Requirement: Starting at the first line of the data, print each line verbatim up to and including the line bearing "Chart.register(...registerables);", omitting pictures.

Information provided:
+ + + + + + +

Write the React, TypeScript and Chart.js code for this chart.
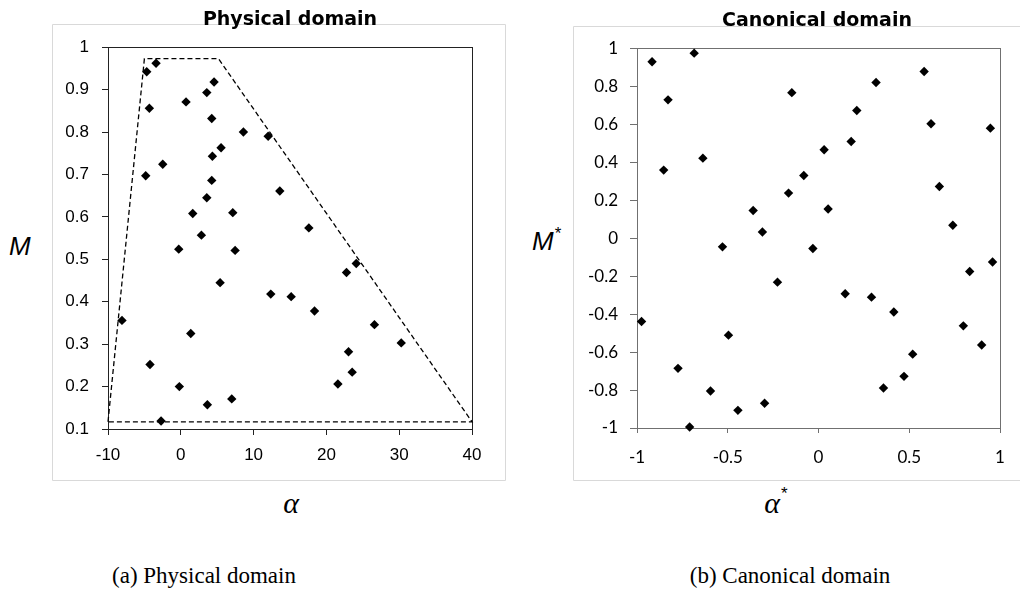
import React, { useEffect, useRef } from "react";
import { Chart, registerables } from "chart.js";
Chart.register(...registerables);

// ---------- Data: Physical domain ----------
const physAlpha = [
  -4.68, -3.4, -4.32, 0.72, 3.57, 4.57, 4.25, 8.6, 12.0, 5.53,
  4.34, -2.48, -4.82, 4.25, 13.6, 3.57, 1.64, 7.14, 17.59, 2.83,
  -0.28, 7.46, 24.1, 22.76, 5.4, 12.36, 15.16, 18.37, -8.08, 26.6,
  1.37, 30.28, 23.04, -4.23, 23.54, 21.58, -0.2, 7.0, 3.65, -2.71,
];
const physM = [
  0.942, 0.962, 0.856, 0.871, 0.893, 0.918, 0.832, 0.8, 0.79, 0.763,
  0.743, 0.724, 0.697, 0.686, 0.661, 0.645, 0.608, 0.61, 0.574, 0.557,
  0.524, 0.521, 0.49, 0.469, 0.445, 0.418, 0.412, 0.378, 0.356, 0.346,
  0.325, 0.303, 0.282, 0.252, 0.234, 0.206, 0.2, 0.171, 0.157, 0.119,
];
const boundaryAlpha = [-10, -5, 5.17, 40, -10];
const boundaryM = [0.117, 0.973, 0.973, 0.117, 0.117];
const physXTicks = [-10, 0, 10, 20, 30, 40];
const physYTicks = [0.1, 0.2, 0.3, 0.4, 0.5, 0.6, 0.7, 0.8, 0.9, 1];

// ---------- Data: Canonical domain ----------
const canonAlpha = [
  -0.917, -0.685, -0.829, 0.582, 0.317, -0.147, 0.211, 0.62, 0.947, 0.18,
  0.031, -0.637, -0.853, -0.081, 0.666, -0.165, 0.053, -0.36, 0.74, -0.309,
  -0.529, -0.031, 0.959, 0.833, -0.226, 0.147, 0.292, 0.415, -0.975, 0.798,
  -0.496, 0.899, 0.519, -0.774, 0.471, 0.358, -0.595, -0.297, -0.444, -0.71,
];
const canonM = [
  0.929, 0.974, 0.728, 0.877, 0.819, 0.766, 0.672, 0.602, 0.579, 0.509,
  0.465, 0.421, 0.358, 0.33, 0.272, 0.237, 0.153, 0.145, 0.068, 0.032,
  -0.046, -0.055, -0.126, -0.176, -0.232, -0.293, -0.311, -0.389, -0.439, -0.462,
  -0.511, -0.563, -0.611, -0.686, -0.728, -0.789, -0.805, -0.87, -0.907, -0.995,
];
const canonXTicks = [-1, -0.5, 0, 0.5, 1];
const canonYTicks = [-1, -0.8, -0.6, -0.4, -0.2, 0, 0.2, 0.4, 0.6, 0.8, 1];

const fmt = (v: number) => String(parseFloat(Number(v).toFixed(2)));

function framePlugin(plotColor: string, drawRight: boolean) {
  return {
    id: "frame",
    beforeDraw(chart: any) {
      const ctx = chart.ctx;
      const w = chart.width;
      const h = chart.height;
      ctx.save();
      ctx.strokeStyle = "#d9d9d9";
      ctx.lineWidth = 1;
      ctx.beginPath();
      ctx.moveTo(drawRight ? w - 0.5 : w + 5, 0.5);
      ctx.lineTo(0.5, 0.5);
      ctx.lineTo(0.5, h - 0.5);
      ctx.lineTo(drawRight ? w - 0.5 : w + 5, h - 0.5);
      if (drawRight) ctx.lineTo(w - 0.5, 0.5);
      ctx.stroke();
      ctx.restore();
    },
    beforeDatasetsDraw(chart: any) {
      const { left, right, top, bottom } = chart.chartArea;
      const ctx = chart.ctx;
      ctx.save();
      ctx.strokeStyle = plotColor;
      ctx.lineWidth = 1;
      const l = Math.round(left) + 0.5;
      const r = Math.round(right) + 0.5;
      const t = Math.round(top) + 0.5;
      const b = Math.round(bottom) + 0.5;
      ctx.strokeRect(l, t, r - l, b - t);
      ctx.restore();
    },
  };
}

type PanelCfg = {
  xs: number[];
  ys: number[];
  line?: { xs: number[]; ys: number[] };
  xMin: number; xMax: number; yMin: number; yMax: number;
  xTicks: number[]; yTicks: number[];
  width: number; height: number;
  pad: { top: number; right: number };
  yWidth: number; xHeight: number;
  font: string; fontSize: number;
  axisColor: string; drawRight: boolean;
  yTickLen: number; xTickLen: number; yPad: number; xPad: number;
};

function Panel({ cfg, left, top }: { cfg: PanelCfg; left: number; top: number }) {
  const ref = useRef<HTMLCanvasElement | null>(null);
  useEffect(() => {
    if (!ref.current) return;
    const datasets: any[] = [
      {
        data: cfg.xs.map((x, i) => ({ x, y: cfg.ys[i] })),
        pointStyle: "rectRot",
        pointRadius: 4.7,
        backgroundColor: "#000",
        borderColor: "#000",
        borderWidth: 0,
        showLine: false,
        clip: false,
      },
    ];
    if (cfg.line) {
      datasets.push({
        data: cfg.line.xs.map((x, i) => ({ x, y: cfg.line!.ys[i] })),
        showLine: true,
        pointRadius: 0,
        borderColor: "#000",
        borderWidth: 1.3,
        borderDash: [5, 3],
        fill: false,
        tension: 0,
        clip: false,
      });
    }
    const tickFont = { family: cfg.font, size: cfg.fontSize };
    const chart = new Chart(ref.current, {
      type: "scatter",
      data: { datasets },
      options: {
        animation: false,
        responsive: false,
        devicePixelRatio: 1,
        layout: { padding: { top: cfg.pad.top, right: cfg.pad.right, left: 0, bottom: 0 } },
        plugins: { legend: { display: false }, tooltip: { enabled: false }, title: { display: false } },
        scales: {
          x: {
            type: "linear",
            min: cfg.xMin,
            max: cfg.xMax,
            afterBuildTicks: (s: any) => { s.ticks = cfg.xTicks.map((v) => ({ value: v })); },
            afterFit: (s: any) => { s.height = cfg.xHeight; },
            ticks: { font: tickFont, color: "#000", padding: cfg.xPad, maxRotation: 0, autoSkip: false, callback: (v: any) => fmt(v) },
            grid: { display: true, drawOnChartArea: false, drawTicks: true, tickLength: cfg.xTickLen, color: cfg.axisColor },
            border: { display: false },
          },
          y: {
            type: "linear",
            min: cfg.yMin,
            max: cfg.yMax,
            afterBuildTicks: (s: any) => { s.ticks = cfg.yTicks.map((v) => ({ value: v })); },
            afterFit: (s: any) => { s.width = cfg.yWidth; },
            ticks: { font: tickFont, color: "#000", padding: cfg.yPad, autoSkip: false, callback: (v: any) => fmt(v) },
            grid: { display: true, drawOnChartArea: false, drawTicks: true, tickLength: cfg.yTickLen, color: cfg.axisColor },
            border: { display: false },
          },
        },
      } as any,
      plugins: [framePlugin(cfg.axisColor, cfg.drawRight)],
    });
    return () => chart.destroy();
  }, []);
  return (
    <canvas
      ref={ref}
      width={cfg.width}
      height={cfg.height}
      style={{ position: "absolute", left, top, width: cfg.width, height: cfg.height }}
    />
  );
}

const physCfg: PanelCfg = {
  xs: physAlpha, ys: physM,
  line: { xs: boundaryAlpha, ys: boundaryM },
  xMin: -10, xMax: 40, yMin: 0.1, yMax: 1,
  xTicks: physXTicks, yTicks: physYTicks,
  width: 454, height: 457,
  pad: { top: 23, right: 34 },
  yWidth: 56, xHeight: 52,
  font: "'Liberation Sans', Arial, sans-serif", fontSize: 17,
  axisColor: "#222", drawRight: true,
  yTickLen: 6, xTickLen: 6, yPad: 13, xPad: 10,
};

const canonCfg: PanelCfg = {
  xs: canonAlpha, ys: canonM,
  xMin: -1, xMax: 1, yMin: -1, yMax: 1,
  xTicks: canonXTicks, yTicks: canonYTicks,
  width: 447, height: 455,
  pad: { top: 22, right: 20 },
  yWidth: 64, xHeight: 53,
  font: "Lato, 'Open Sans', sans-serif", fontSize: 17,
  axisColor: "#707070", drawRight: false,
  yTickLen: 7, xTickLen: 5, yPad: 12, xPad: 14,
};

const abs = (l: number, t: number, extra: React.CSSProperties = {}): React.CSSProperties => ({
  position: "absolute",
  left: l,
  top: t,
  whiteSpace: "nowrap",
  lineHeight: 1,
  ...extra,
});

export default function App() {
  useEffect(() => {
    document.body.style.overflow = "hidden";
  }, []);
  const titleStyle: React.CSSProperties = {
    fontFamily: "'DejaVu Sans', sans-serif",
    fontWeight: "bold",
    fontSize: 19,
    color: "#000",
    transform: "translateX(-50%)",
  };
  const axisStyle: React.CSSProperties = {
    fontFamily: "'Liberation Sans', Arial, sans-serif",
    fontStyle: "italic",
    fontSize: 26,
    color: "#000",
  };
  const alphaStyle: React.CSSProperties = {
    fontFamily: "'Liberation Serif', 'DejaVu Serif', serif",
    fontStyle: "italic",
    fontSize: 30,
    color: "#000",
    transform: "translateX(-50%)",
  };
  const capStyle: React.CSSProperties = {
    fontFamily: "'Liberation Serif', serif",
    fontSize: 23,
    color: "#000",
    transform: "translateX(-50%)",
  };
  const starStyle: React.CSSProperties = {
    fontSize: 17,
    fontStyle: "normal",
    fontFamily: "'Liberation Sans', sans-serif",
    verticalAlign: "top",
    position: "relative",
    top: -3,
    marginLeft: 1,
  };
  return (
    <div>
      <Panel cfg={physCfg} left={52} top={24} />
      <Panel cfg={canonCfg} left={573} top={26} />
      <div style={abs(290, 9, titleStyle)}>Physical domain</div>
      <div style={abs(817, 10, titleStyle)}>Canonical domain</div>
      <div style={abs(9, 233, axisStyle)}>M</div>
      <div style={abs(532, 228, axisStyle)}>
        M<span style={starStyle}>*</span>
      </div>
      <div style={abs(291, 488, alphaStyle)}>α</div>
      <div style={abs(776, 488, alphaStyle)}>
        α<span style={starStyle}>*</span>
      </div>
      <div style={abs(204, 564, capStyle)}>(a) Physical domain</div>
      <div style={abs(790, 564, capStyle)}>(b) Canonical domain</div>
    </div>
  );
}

+ + + + + + +

Exercise solution:
Write the React, TypeScript and Chart.js code for this chart.
import React, { useEffect, useRef } from "react";
import { Chart, registerables } from "chart.js";
Chart.register(...registerables);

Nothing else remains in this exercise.